Torno al modello di vita libanese tra vecchio e nuovo. “Se è un passo intermedio tra prima e dopo? Voglio sperare di sì, certo ora non può dirsi compiuto neppure lontanamente. Anzi, negli ultimi dieci anni io ho assistito a un peggioramento della situazione”.

Chiedo a Trombetta del colonialismo, e del fenicianesimo. Mi conferma che dietro la questione del colonialismo si fa spesso della grande confusione. “La storia di una terra e di un popolo non la puoi valutare da un certo anno specifico in avanti, è il risultato di continui e prolungati mutamenti. Chissà cosa sarebbe successo senza il colonialismo da queste parti. E chi lo sa? Ma a che serve capirlo, visto che tutto si collega ad altro nel prima e nel dopo? Quanto ai fenici, i più evoluti ti dicono che no, non sono fenici, ma una certa corrente che si ispira al recupero delle radici storiche, anche un po’ artificiosamente, c’è e cresce. I libanesi sono certamente mediterranei, ma con molti distinguo”. Eccoci a uno dei punti che ci interessano maggiormente. Il Libano sta nella cartina dell’Asia, sugli atlanti. Eppure…

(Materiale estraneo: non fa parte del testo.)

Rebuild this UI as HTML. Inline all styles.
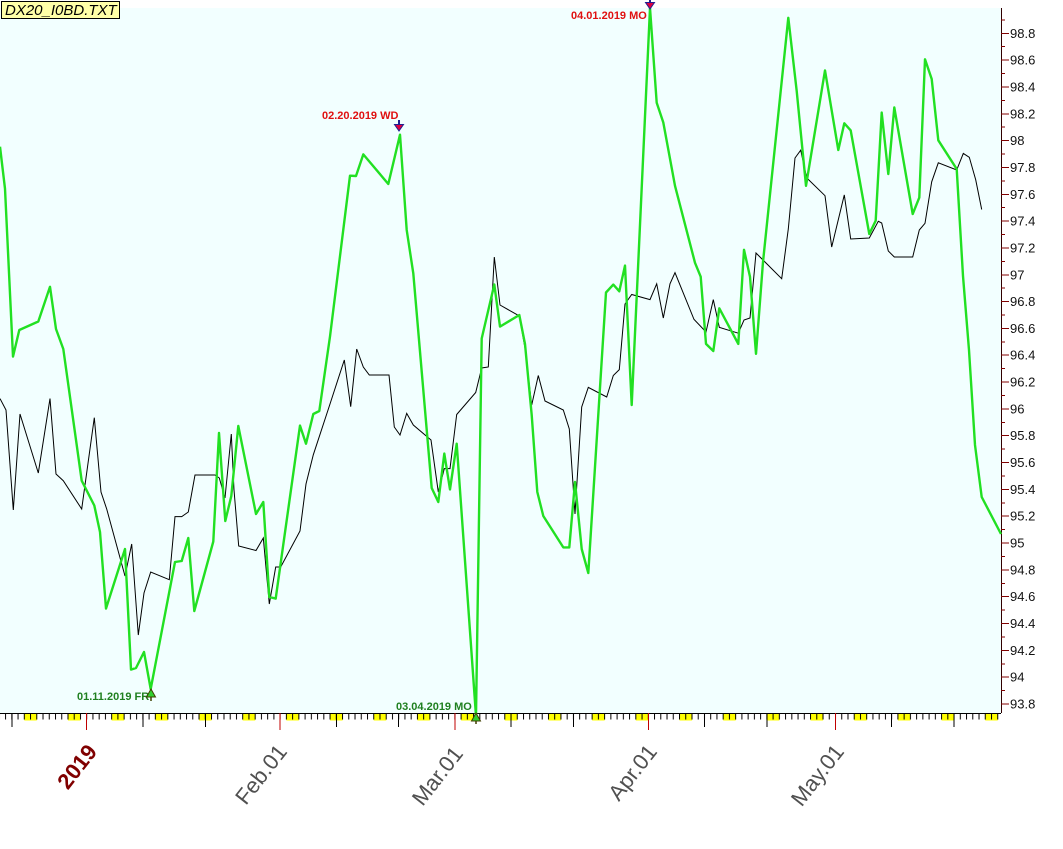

“Eppure sì, sono vocati al Mediterraneo. Anche se in realtà sono montagnardi, il monte che come una dorsale attraversa la regione da nord a sud è un centro d’attrazione. I libanesi ti dicono orgogliosamente che in un giorno possono farsi una sciata sulle nevi e un bagno a mare, ed è vero se vogliamo. Poi però vedo che la montagna ha più peso del mare nella cultura sociale libanese. Il beirutino è un dialetto che somiglia molto a quello delle montagne. La verità è che qui il mare non lo vedi e non lo senti. Beirut non è una città di mare”. Frase forte, ma che in effetti ci pare di aver già colto visitandola a lungo.

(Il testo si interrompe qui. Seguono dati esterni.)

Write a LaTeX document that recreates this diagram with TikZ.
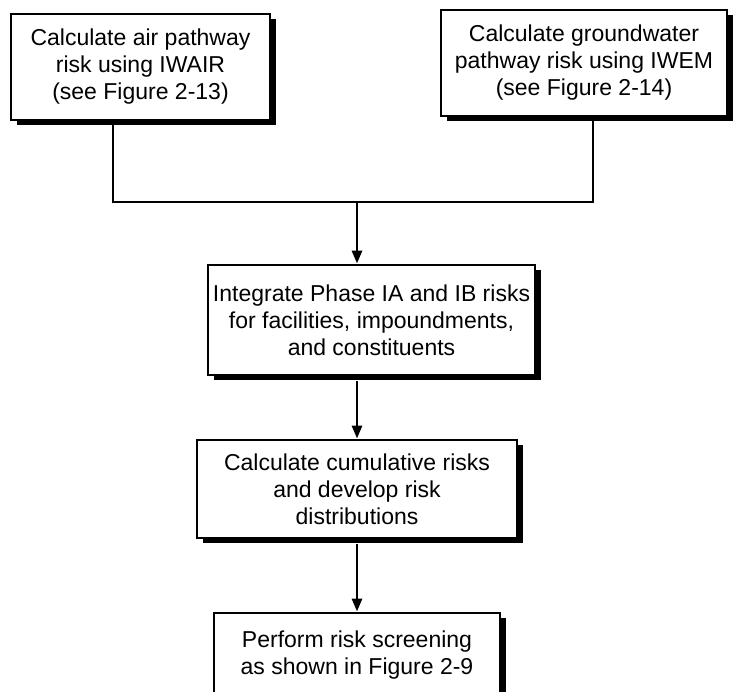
\documentclass[tikz,border=0pt]{standalone}
\usepackage{fontspec}
\setmainfont{Liberation Sans}
\usetikzlibrary{arrows.meta,shadows}
\begin{document}
\begin{tikzpicture}[x=1pt,y=1pt,
  box/.style={draw=black, line width=2.8pt, fill=white, align=center,
    inner sep=0pt, font=\fontsize{23}{27}\selectfont,
    drop shadow={shadow xshift=5.5pt, shadow yshift=-5.5pt, fill=black, opacity=1}},
  conn/.style={line width=2.8pt},
  arr/.style={conn, -{Triangle[length=13pt,width=10pt]}}]
\useasboundingbox (0,0) rectangle (740,-692);
\clip (0,0) rectangle (740,-692);
\node[box, minimum width=259pt, minimum height=106pt] (b1) at (140.5,-67)
  {Calculate air pathway\\risk using IWAIR\\(see Figure 2-13)};
\node[box, minimum width=286pt, minimum height=106pt] (b2) at (584,-63)
  {Calculate groundwater\\pathway risk using IWEM\\(see Figure 2-14)};
\node[box, minimum width=327pt, minimum height=110pt] (b3) at (371.5,-320)
  {Integrate Phase IA and IB risks\\for facilities, impoundments,\\and constituents};
\node[box, minimum width=320pt, minimum height=98pt] (b4) at (357,-489)
  {Calculate cumulative risks\\and develop risk\\distributions};
\node[box, minimum width=286pt, minimum height=110pt, text depth=30pt] (b5) at (357,-668)
  {Perform risk screening\\as shown in Figure 2-9};
\coordinate (j1) at (113,-202);
\coordinate (j2) at (593,-202);
\coordinate (jm) at (357,-202);
\draw[conn] (b1.south -| j1) -- (j1) -- (j2) -- (b2.south -| j2);
\draw[arr] (jm) -- (b3.north -| jm);
\draw[arr] ([yshift=-5pt]b3.south -| b4.north) -- (b4.north);
\draw[arr] ([yshift=-5pt]b4.south) -- (b5.north);
\end{tikzpicture}
\end{document}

“Da ragazzo cercavo il Mediterraneo nell’arabo, fuggendo forse dalla mia provenienza. Oggi dico che anche quella europea è una matrice mediterranea inalienabile. Senza di essa non si può andare lontano col discorso del Mediterraneo Unito”.

“E chi lo può unire Lorenzo? Gli stati e le diplomazie? Non direi. Le città, forse, pensavo. Ora comincio a dubitarne. Allora chi?”

“Eh, bella domanda. A furia di dialogo e dialogo, parola ormai abusata, mi sono convinto che la società civile ha un peso essenziale. Costruire l’icona del Mediterraneo Unito serve, fa da modello, ma poi occorre metterci dentro la sostanza. Il bicchiere lo fa l’acqua che ci metti dentro. Il Mediterraneo lo unisce la comunità, lo uniscono i gruppi, da quelli come voi a quelli del clan e delle famiglie allargate. Anzi, meglio ancora e parallelamente: i progetti, quelli dedicati come il vostro, ma anche le banche che possono operare come si deve, le università che lavorano spalla a spalla, le agenzie commerciali, perfino, che mettono in relazione due mercanti sotto l’egida del rispetto reciproco e dell’ambiente. Che non ci sia un Erasmus mediterraneo, ad esempio, è vergognoso. Per lavorare davvero al Mediterraneo occorre prendere gli slogan e… riempirli”.